= Challenge =
Retype the data exactly, from its first line to the line containing "links_seg = [0] * 43 + [1] * 2", including both, and skip any picture.

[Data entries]
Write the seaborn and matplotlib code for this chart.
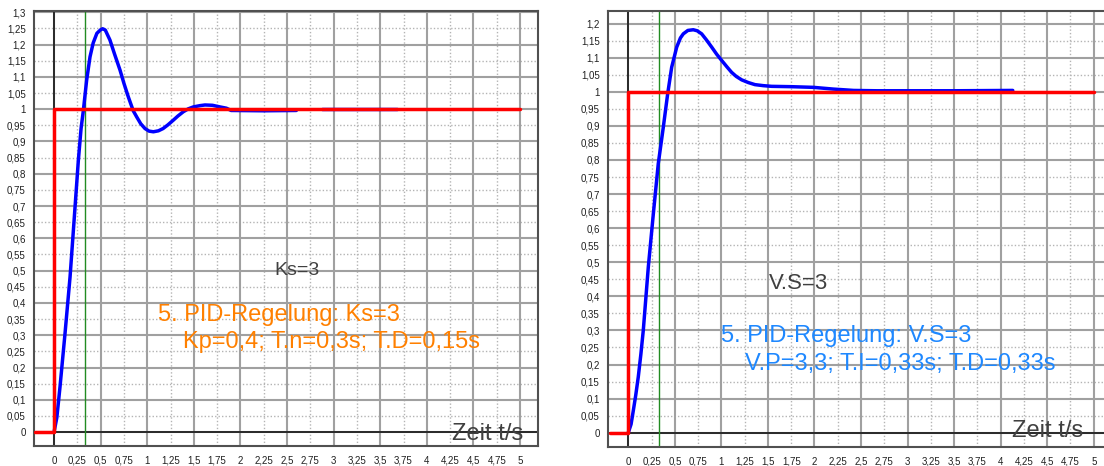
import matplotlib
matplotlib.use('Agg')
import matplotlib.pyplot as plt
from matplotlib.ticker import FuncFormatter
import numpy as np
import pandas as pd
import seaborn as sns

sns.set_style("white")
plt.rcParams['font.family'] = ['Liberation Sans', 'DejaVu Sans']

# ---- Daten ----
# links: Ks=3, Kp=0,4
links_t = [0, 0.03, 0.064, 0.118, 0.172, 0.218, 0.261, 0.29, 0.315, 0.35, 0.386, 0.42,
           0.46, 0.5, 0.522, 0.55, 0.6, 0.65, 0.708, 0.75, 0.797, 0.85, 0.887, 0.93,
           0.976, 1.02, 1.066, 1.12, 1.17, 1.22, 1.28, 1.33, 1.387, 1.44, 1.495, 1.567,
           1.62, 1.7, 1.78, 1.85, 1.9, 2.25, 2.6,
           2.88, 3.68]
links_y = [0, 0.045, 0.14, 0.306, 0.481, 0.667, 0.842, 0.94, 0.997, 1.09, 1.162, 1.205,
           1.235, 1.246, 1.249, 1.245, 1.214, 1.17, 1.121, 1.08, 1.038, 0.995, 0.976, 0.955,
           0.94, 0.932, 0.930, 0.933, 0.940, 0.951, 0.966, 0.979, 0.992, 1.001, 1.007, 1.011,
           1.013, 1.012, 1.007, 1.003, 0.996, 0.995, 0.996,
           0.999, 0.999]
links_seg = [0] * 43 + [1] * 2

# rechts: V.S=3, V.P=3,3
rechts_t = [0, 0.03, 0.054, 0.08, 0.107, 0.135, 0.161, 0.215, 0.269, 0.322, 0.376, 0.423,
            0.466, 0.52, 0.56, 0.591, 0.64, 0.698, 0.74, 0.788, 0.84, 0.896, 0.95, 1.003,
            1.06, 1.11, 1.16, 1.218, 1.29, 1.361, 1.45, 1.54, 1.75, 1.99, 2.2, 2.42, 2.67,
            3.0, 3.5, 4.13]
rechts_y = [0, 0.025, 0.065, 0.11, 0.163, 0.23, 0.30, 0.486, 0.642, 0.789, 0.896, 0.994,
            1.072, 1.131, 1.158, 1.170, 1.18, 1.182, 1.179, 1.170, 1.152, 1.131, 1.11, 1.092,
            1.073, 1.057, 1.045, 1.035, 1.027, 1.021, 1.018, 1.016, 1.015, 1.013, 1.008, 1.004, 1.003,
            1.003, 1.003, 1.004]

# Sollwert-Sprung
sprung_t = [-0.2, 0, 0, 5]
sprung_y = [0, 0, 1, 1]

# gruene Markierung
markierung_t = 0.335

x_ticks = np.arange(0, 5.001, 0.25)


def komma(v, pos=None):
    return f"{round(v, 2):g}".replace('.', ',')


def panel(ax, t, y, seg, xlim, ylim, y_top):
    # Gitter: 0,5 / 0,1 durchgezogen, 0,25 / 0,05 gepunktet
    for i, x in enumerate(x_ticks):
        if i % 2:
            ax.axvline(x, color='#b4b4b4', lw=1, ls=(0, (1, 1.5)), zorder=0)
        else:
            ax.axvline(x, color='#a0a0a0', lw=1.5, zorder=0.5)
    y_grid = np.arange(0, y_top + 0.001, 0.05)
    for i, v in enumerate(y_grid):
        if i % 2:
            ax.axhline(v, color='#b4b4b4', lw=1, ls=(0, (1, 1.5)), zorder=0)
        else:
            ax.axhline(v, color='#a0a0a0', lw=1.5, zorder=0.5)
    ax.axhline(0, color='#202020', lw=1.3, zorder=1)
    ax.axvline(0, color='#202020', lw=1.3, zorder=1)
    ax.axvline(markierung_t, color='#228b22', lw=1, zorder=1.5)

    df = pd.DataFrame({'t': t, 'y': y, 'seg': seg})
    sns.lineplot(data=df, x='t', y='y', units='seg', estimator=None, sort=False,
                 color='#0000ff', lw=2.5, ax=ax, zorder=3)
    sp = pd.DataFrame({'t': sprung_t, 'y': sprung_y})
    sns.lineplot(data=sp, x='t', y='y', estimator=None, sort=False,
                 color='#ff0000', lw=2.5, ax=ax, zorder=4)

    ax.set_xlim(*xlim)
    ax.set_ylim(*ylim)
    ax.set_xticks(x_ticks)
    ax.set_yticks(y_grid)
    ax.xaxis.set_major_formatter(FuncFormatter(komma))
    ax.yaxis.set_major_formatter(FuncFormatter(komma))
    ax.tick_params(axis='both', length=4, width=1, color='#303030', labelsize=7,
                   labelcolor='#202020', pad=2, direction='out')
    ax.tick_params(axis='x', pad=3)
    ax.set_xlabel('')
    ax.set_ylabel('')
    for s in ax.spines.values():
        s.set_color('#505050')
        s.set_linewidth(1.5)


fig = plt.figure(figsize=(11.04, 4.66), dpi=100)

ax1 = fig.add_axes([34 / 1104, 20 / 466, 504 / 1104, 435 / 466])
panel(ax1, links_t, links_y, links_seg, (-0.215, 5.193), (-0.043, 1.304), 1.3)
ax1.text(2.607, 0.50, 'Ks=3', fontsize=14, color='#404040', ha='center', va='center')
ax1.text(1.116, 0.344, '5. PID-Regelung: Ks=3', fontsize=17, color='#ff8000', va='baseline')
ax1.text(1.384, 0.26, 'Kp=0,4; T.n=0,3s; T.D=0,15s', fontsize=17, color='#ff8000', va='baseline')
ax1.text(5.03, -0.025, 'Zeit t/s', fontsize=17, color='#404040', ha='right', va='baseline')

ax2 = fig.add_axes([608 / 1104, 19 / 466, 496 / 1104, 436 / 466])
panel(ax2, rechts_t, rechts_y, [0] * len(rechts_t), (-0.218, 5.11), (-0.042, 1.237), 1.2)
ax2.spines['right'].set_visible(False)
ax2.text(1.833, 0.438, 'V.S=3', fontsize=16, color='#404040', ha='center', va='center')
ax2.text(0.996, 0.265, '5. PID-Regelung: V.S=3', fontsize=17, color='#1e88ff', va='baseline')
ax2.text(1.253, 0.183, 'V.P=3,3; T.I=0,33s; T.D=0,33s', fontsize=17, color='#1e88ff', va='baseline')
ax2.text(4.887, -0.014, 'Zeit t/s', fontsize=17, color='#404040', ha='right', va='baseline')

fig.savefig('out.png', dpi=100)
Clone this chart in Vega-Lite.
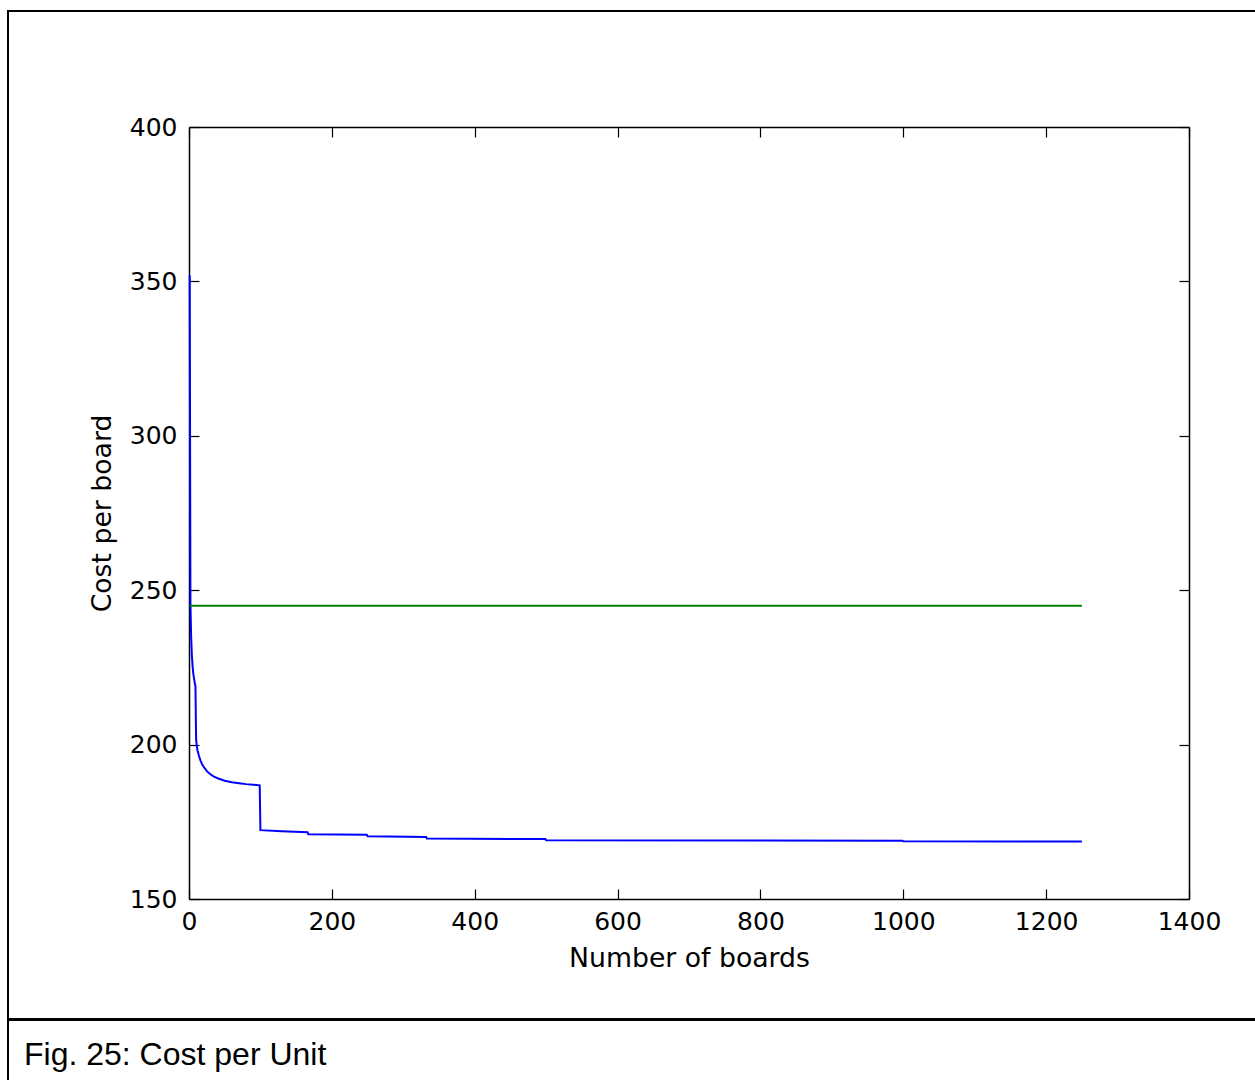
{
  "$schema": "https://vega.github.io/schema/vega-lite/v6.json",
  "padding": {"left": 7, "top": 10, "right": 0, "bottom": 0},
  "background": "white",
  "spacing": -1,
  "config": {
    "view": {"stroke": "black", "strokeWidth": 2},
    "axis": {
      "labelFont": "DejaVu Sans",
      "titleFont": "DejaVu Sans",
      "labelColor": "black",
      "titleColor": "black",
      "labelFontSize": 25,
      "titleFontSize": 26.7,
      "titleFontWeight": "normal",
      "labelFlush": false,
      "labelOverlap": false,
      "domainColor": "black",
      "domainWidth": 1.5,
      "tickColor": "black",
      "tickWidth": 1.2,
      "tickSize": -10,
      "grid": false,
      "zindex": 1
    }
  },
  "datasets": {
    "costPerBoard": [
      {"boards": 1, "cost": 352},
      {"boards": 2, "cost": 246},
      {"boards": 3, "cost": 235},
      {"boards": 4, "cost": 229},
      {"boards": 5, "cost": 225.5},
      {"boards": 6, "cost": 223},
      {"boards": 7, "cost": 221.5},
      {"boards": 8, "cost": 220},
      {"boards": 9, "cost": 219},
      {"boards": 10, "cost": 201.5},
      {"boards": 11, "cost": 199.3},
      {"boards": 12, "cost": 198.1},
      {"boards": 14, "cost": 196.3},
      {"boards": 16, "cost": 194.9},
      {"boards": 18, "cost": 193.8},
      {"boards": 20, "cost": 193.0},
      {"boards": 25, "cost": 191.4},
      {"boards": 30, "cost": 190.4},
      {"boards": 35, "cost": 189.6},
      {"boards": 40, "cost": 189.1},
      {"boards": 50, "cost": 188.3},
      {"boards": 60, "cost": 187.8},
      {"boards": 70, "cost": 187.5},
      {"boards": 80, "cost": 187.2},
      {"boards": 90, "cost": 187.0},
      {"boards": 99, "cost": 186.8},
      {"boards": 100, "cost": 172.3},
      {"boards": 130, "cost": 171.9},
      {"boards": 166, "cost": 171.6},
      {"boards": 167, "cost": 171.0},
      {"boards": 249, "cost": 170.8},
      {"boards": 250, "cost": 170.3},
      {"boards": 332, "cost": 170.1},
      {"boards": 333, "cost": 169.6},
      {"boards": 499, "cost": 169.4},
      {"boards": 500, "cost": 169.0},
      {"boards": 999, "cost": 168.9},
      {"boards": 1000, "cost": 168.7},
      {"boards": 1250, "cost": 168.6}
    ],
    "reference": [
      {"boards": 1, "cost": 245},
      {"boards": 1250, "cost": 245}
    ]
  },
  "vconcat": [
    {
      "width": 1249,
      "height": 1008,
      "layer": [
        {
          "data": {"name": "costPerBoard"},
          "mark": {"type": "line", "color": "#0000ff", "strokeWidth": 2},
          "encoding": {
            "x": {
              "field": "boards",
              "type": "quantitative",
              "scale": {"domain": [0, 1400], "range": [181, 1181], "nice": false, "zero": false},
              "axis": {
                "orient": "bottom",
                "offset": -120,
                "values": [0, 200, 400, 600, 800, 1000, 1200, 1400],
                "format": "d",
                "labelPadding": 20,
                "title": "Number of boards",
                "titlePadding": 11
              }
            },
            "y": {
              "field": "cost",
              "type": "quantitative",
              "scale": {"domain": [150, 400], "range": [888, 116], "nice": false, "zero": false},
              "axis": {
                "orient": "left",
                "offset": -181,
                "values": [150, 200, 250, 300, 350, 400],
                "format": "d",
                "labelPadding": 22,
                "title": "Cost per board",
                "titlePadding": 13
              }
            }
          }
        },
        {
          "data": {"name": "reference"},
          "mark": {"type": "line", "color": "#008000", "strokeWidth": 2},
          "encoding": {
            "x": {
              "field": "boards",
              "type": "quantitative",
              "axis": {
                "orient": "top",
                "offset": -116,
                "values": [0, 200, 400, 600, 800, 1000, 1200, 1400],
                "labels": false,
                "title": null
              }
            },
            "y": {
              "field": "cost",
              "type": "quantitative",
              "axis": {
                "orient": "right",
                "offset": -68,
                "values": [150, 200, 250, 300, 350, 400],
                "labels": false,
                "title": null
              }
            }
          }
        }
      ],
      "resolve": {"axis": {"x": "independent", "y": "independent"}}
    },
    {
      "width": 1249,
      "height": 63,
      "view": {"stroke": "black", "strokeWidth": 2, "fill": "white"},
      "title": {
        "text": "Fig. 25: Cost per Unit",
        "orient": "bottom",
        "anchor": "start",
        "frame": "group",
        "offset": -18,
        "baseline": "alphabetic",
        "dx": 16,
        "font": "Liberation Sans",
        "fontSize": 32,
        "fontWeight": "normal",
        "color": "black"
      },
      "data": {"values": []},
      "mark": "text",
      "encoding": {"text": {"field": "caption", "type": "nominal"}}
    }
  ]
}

= Answer for this exercise =
Write the seaborn and matplotlib code for this chart.
import matplotlib
matplotlib.use('Agg')
import matplotlib.pyplot as plt
from matplotlib.ticker import FuncFormatter
import numpy as np
import pandas as pd
import seaborn as sns

sns.set_style("white")
plt.rcParams['font.family'] = ['Liberation Sans', 'DejaVu Sans']

# ---- Daten ----
# links: Ks=3, Kp=0,4
links_t = [0, 0.03, 0.064, 0.118, 0.172, 0.218, 0.261, 0.29, 0.315, 0.35, 0.386, 0.42,
           0.46, 0.5, 0.522, 0.55, 0.6, 0.65, 0.708, 0.75, 0.797, 0.85, 0.887, 0.93,
           0.976, 1.02, 1.066, 1.12, 1.17, 1.22, 1.28, 1.33, 1.387, 1.44, 1.495, 1.567,
           1.62, 1.7, 1.78, 1.85, 1.9, 2.25, 2.6,
           2.88, 3.68]
links_y = [0, 0.045, 0.14, 0.306, 0.481, 0.667, 0.842, 0.94, 0.997, 1.09, 1.162, 1.205,
           1.235, 1.246, 1.249, 1.245, 1.214, 1.17, 1.121, 1.08, 1.038, 0.995, 0.976, 0.955,
           0.94, 0.932, 0.930, 0.933, 0.940, 0.951, 0.966, 0.979, 0.992, 1.001, 1.007, 1.011,
           1.013, 1.012, 1.007, 1.003, 0.996, 0.995, 0.996,
           0.999, 0.999]
links_seg = [0] * 43 + [1] * 2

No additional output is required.